■ **GIVEN DATA**
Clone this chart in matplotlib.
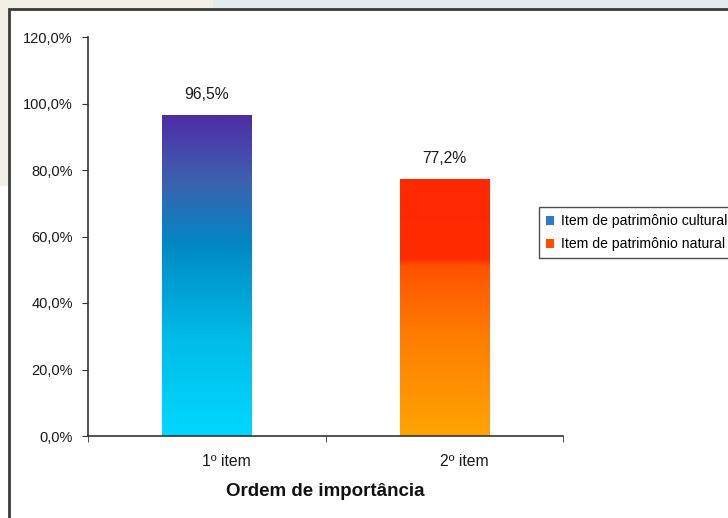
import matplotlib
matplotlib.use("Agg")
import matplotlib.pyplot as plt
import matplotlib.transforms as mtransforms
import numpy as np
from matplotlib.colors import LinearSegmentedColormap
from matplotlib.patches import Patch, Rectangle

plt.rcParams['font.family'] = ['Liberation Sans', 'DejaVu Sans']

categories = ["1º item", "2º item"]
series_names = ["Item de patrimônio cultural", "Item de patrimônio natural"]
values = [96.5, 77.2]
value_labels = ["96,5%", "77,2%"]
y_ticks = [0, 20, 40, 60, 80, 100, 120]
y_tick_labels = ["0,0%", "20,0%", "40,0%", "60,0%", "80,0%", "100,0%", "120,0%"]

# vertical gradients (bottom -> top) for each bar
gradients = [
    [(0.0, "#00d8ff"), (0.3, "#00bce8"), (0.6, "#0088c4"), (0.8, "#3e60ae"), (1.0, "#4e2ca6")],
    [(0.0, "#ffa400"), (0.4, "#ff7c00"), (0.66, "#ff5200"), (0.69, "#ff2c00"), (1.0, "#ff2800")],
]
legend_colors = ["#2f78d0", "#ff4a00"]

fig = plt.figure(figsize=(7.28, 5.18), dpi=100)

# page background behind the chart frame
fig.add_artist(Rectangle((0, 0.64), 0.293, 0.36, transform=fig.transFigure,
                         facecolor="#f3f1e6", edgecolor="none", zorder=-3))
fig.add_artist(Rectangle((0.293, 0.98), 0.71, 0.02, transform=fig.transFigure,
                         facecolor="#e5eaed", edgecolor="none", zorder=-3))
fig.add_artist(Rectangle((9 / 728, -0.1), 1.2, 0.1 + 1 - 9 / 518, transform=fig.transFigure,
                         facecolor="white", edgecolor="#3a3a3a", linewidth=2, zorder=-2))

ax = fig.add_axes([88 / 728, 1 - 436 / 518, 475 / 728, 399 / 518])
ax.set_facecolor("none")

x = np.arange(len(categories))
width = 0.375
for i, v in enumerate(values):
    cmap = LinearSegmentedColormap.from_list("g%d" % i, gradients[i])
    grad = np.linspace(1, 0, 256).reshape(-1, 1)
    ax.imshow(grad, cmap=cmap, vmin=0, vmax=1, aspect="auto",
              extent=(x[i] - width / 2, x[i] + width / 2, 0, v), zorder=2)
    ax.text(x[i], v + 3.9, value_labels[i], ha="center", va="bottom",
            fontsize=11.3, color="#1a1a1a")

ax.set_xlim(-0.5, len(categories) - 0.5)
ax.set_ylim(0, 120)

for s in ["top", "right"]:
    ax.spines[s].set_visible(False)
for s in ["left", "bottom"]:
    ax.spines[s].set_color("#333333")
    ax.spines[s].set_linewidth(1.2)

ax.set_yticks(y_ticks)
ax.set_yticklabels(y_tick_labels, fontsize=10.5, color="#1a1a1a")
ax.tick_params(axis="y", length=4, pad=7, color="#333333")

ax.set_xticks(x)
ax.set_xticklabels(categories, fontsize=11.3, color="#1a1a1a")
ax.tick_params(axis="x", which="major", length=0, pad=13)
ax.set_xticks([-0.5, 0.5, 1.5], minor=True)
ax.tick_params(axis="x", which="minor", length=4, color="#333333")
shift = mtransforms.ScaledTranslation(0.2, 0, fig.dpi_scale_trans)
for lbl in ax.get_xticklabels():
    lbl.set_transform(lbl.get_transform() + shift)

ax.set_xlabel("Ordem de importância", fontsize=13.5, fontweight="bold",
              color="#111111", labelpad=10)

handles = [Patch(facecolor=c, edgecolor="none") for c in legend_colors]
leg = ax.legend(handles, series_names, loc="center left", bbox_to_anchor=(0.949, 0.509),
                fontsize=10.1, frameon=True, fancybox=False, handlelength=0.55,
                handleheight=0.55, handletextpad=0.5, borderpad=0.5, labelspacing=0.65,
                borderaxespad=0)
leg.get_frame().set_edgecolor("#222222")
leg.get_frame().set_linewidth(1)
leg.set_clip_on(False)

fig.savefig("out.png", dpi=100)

■ **AIM**
Write out nothing but the lines from the start of the data through the line with "plt.rcParams['font.family'] = ['Liberation". Leave out the pictures.

■ **RIGHT ANSWER**
Clone this chart in matplotlib.
import matplotlib
matplotlib.use("Agg")
import matplotlib.pyplot as plt
import matplotlib.transforms as mtransforms
import numpy as np
from matplotlib.colors import LinearSegmentedColormap
from matplotlib.patches import Patch, Rectangle

plt.rcParams['font.family'] = ['Liberation Sans', 'DejaVu Sans']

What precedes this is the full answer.